Inck is an ongoing experiment in grid-based frontend development, databaseless content management, HTML5 and CSS3 techniques, whimsical layout, and the recombination of design, content and code.
I write, design, and build Inck as one project, switching between writing code and words when I feel like it, or when a change to one suggests a change to the other.
Inck’s ‘content management system’ consists of text files parsed for linebreaks and nothing else, formatted beyond that with HTML. The front page is configured with a simple list of articles, word counts for where to break them, an optional banner headline, an image embed, and CSV data to populate the sidebar, all in the file ‘a1’.
Because everything is a file, everything--content and code--is managed through a version control system, originally Subversion and now Git.
Because I have intertwined writing and coding, I've discarded the ambition of treating ‘content’ as abstract data that flows through an abstract system to reach a consumer in an abstract presentation.
Content management systems are a failed idea. ‘Content’ is a failed idea, as though the fact of two things’ being text meant they had some logical relationship. Everything on a computer can be represented as text, a string of numbers one and zero at least. But we know that most of the things on a computer, spreadsheets and photographs and songs, are different, and require different tools.
That extends to the types of text in written language. Articles, short articles, long articles, poems, dialogues, lists, quips; these are all different, and the notion that they can all be abstracted to ‘entries’ or ‘posts’ is wrong. The massive pages of custom fields and strange workarounds that build up in most serious content management interfaces are testament to this.
‘Content’ isn’t a viable candidate for abstraction. Content isn’t ‘content’. It’s writing. It’s dissertations and exposés and outlines and confessions. It has a long history that was not in fact revolutionized by the invention of the relational database.
I originally had the idea for this site after reading about William Blake’s Illuminated Books in college. He laboriously etched plates for each page. Each page contained words that were drawn into their illustration. Each page was fully integrated into itself through the process of laying it down finally in one brittle, inefficient, beautiful and wholehearted way.
I’m not saying Inck is an Illuminated Web Site. Though I would like to make one of those, I’m not yet reaching down that far, to individually acid-etched pages.
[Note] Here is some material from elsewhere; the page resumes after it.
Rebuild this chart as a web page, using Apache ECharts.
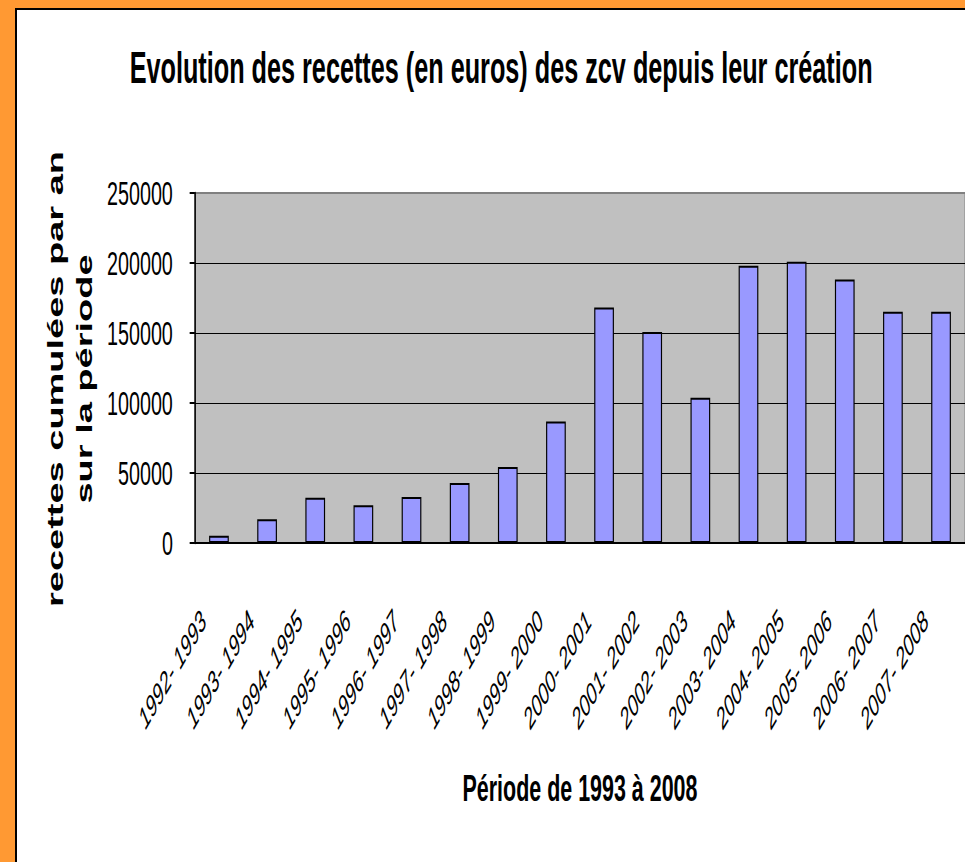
<!DOCTYPE html>
<html>
<head>
<meta charset="utf-8">
<script src="https://cdn.jsdelivr.net/npm/echarts@6/dist/echarts.min.js"></script>
<style>
  html, body { margin: 0; padding: 0; width: 965px; height: 862px; overflow: hidden; background: #FF9933; }
  #frame { position: absolute; left: 15px; top: 8px; width: 1000px; height: 900px;
           background: #fff; border-left: 2px solid #000; border-top: 2px solid #000; }
  /* le graphique d'origine est comprimé horizontalement */
  #chart { position: absolute; left: 0; top: 0; width: 1664px; height: 862px;
           transform: scaleX(0.58); transform-origin: 0 0; }
</style>
</head>
<body>
<div id="frame"></div>
<div id="chart"></div>
<script>
const titre = 'Evolution des recettes (en euros) des zcv depuis leur création';
const nomAxeX = 'Période de 1993 à 2008';
const nomAxeY = 'recettes cumulées par an\nsur la période';
const periodes = ['1992- 1993', '1993- 1994', '1994- 1995', '1995- 1996', '1996- 1997', '1997- 1998',
  '1998- 1999', '1999- 2000', '2000- 2001', '2001- 2002', '2002- 2003', '2003- 2004',
  '2004- 2005', '2005- 2006', '2006- 2007', '2007- 2008'];
const recettes = [5200, 16900, 32400, 26900, 32800, 42800, 54300, 86800,
  168300, 150700, 103800, 198100, 200900, 188300, 165200, 165200];
const graduationsY = [0, 50000, 100000, 150000, 200000, 250000];

const police = '"Liberation Sans", Arial, sans-serif';
let myChart = echarts.init(document.getElementById('chart'), null, { renderer: 'svg' });
let option = {
  animation: false,
  title: {
    text: titre,
    left: 859,
    top: 41,
    textAlign: 'center',
    textStyle: { fontFamily: police, fontSize: 43.5, fontWeight: 'bold', color: '#000' }
  },
  grid: {
    left: 336,
    top: 193,
    width: 1332,
    height: 350,
    show: true,
    backgroundColor: '#C0C0C0',
    borderColor: '#808080',
    borderWidth: 2
  },
  xAxis: {
    type: 'category',
    data: periodes,
    name: nomAxeX,
    nameLocation: 'middle',
    nameGap: 227,
    nameTextStyle: { fontFamily: police, fontSize: 37, fontWeight: 'bold', color: '#000', verticalAlign: 'top' },
    axisLine: { lineStyle: { color: '#000', width: 2 } },
    axisTick: { length: 10, lineStyle: { color: '#000', width: 2.5 } },
    axisLabel: {
      interval: 0,
      rotate: 45,
      margin: 46,
      padding: [0, 38, 0, 0],
      fontFamily: police,
      fontSize: 30,
      fontStyle: 'italic',
      color: '#000'
    }
  },
  yAxis: {
    type: 'value',
    min: graduationsY[0],
    max: graduationsY[graduationsY.length - 1],
    interval: 50000,
    name: nomAxeY,
    nameLocation: 'middle',
    nameGap: 166,
    nameTextStyle: {
      fontFamily: police, fontSize: 38, fontWeight: 'bold', color: '#000',
      lineHeight: 49, align: 'center', padding: [0, 22, 0, 0]
    },
    axisLine: { show: true, lineStyle: { color: '#000', width: 2.5 } },
    axisTick: { show: true, length: 9, lineStyle: { color: '#000', width: 2 } },
    axisLabel: {
      margin: 38,
      fontFamily: police,
      fontSize: 34,
      color: '#000',
      formatter: v => String(v)
    },
    splitLine: { show: true, showMaxLine: false, lineStyle: { color: '#000', width: 1.2 } }
  },
  series: [
    {
      type: 'bar',
      data: recettes,
      barWidth: 34,
      itemStyle: { color: '#9999FF', borderColor: '#000', borderWidth: 2 }
    }
  ]
};
myChart.setOption(option);
</script>
</body>
</html>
I’m just reaching down about as far as ink applied to a plane of small stamps arranged perfectly just for that page. Building a website around its writing is a very different work from setting a page of words to press. But I think it’s about the same relative difference in effort from ‘managing content’ to that between, say, letterpress and lithography. (Not that I’ve lived that wistful web maker fantasy of being a pressman. Correct me in a Letter to the Editor if I’m wrong.)
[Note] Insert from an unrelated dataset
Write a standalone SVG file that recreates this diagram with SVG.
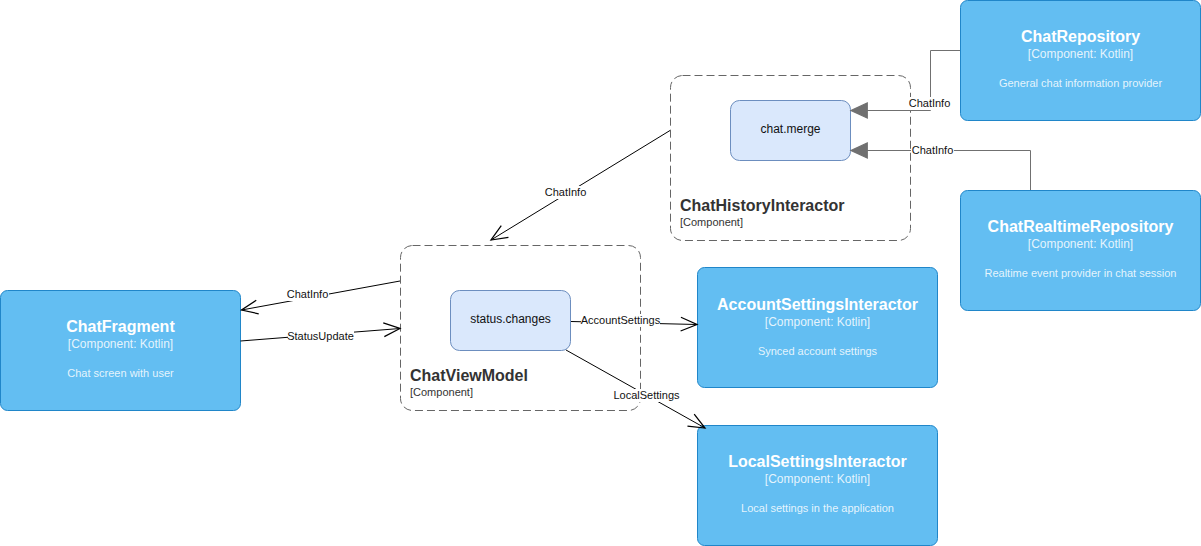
<svg xmlns="http://www.w3.org/2000/svg" width="1201" height="546" viewBox="0 0 1201 546">
<style>
.comp{fill:#63BEF2;stroke:#2086C9;stroke-width:1}
.title{font-family:"Liberation Sans",Arial,sans-serif;font-size:16px;font-weight:bold;fill:#fff;text-anchor:middle}
.sub{font-family:"Liberation Sans",Arial,sans-serif;font-size:12px;fill:#fff;fill-opacity:0.85;text-anchor:middle}
.desc{font-family:"Liberation Sans",Arial,sans-serif;font-size:11px;fill:#fff;fill-opacity:0.85;text-anchor:middle}
.bound{fill:none;stroke:#666;stroke-dasharray:8 4;stroke-width:1}
.btitle{font-family:"Liberation Sans",Arial,sans-serif;font-size:16px;font-weight:bold;fill:#333}
.bsub{font-family:"Liberation Sans",Arial,sans-serif;font-size:11px;fill:#333}
.inner{fill:#dae8fc;stroke:#6c8ebf;stroke-width:1}
.itext{font-family:"Liberation Sans",Arial,sans-serif;font-size:12px;fill:#111;text-anchor:middle}
.edge{fill:none;stroke:#000;stroke-width:1}
.gedge{fill:none;stroke:#707070;stroke-width:1}
.elabel{font-family:"Liberation Sans",Arial,sans-serif;font-size:11px;fill:#111;text-anchor:middle}
.lbg{fill:#fff}
</style>
<defs>
<marker id="open" markerUnits="userSpaceOnUse" markerWidth="20" markerHeight="20" viewBox="-14 -8 16 16" refX="0" refY="0" orient="auto">
<path d="M-13,-5.5 L0,0 L-13,5.5" fill="none" stroke="#000" stroke-width="1"/>
</marker>
<marker id="block" markerUnits="userSpaceOnUse" markerWidth="20" markerHeight="20" viewBox="-14 -8 16 16" refX="0" refY="0" orient="auto">
<path d="M-13,-6 L0,0 L-13,6 Z" fill="#707070" stroke="#707070" stroke-width="1"/>
</marker>
</defs>

<g id="ChatViewModel">
<rect class="bound" x="400.5" y="245.5" width="240" height="165" rx="12"/>
<text class="btitle" x="410" y="381">ChatViewModel</text>
<text class="bsub" x="410" y="396">[Component]</text>
</g>
<g id="ChatHistoryInteractor">
<rect class="bound" x="670.5" y="75.5" width="240" height="165" rx="12"/>
<text class="btitle" x="680" y="211">ChatHistoryInteractor</text>
<text class="bsub" x="680" y="226">[Component]</text>
</g>
<g id="status.changes">
<rect class="inner" x="450.5" y="290.5" width="120" height="60" rx="9"/>
<text class="itext" x="510.5" y="323">status.changes</text>
</g>
<g id="chat.merge">
<rect class="inner" x="730.5" y="100.5" width="120" height="60" rx="9"/>
<text class="itext" x="790.5" y="133">chat.merge</text>
</g>

<g id="ChatFragment">
<rect class="comp" x="0.5" y="290.5" width="240" height="120" rx="7"/>
<text class="title" x="120.5" y="332">ChatFragment</text>
<text class="sub" x="120.5" y="348">[Component: Kotlin]</text>
<text class="desc" x="120.5" y="377">Chat screen with user</text>
</g>
<g id="ChatRepository">
<rect class="comp" x="960.5" y="0.5" width="240" height="120" rx="7"/>
<text class="title" x="1080.5" y="42">ChatRepository</text>
<text class="sub" x="1080.5" y="58">[Component: Kotlin]</text>
<text class="desc" x="1080.5" y="87">General chat information provider</text>
</g>
<g id="ChatRealtimeRepository">
<rect class="comp" x="960.5" y="190.5" width="240" height="120" rx="7"/>
<text class="title" x="1080.5" y="232">ChatRealtimeRepository</text>
<text class="sub" x="1080.5" y="248">[Component: Kotlin]</text>
<text class="desc" x="1080.5" y="277">Realtime event provider in chat session</text>
</g>
<g id="AccountSettingsInteractor">
<rect class="comp" x="697.5" y="267.5" width="240" height="120" rx="7"/>
<text class="title" x="817.5" y="310">AccountSettingsInteractor</text>
<text class="sub" x="817.5" y="326">[Component: Kotlin]</text>
<text class="desc" x="817.5" y="355">Synced account settings</text>
</g>
<g id="LocalSettingsInteractor">
<rect class="comp" x="697.5" y="425.5" width="240" height="120" rx="7"/>
<text class="title" x="817.5" y="467">LocalSettingsInteractor</text>
<text class="sub" x="817.5" y="483">[Component: Kotlin]</text>
<text class="desc" x="817.5" y="512">Local settings in the application</text>
</g>

<g id="connectors">
<path class="gedge" d="M960,50.5 H930.5 V110.5 H851" marker-end="url(#block)"/>
<rect class="lbg" x="908" y="97" width="43" height="13"/>
<text class="elabel" x="929.5" y="107">ChatInfo</text>

<path class="gedge" d="M1030.5,190 V150.5 H851" marker-end="url(#block)"/>
<rect class="lbg" x="911" y="144" width="43" height="13"/>
<text class="elabel" x="932.5" y="154">ChatInfo</text>

<path class="edge" d="M670,130.5 L491,240" marker-end="url(#open)"/>
<rect class="lbg" x="544" y="186" width="43" height="13"/>
<text class="elabel" x="565.5" y="196">ChatInfo</text>

<path class="edge" d="M400,281 L241.5,310" marker-end="url(#open)"/>
<rect class="lbg" x="286" y="288" width="43" height="13"/>
<text class="elabel" x="307.5" y="298">ChatInfo</text>

<path class="edge" d="M240.5,341 L400,328.5" marker-end="url(#open)"/>
<rect class="lbg" x="288" y="330" width="66" height="13"/>
<text class="elabel" x="320.5" y="340">StatusUpdate</text>

<path class="edge" d="M571,321.5 L697,324.5" marker-end="url(#open)"/>
<rect class="lbg" x="581" y="314" width="79" height="13"/>
<text class="elabel" x="620.5" y="324">AccountSettings</text>

<path class="edge" d="M566,350 L705,428" marker-end="url(#open)"/>
<rect class="lbg" x="613" y="389" width="67" height="13"/>
<text class="elabel" x="646.5" y="399">LocalSettings</text>
</g>
</svg>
In a sense I set every page. Every article I write ends up suggesting a modification to the system. This is true in content management systems, as well. But they don't accept that fact, and so every modification must be framed as some new standard procedure, a full binary field submitted or general-purpose series of dialogues. In the end content management systems become vast rulebooks full of protocol. Inck, on the other hand, has evolved to be a highly efficient and flexible collection of minimal tools.
Writing a website this way, and hand-setting type, are harder than their lazy cousins, Wordpress or offset lithography. But they are also easier in a way, specifically that they’re simpler, made more for our minds, and more enjoyable for it. Making this site has been my great joy through the last years' frustrations with making websites professionally. It’s an unindustrial process. It’s about making a whole thing, and gives whole joy to the mind that wants to make real what it sees.